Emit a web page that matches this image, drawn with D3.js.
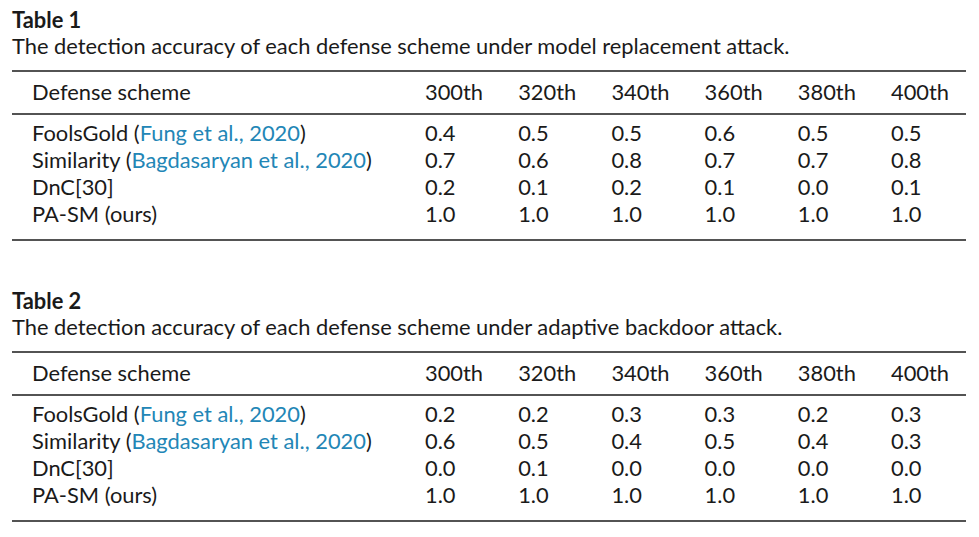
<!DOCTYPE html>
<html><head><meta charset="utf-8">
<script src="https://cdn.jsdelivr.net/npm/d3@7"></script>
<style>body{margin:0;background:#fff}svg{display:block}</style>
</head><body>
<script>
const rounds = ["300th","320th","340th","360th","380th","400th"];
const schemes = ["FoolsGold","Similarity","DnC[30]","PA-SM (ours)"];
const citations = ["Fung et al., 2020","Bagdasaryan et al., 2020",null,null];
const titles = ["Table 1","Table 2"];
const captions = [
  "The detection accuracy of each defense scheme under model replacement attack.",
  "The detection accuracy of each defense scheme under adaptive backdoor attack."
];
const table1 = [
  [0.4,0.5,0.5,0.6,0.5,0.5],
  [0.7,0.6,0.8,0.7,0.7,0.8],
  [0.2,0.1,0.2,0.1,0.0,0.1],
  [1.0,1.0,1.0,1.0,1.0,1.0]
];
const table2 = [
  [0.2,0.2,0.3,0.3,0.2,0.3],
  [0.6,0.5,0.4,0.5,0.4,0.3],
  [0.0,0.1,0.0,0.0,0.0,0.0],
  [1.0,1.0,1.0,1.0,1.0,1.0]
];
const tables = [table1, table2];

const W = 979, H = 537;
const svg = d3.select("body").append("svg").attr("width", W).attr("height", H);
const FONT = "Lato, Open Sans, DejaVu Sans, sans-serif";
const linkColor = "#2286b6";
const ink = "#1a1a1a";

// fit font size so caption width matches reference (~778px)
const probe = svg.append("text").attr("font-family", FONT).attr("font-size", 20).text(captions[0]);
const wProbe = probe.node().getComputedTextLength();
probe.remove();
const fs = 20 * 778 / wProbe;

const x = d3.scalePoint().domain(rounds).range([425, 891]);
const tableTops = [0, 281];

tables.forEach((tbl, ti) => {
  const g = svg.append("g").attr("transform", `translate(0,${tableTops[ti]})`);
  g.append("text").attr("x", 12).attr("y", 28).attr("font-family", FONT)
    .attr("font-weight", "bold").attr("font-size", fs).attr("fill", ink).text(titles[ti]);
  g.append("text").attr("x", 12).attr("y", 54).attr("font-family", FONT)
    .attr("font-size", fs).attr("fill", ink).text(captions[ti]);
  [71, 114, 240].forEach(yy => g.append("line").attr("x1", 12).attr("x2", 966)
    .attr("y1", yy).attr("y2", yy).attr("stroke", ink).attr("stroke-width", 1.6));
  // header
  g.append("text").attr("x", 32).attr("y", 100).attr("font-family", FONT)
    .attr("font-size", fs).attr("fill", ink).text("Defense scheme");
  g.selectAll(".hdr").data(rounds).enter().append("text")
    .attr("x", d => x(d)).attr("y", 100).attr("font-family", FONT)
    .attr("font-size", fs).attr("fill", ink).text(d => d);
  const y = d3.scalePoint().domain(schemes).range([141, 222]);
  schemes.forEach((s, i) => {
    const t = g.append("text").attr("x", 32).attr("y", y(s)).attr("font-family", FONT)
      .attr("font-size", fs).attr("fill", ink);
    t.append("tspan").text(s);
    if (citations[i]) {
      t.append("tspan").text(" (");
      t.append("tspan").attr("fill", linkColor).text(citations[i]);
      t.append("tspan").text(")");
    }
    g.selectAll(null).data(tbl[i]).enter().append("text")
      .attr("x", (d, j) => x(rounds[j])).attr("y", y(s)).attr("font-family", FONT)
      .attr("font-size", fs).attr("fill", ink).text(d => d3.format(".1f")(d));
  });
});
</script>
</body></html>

***

TO DO: Count how many lines contain "matches" and give only that count.

RESULT FOR THIS TASK: 2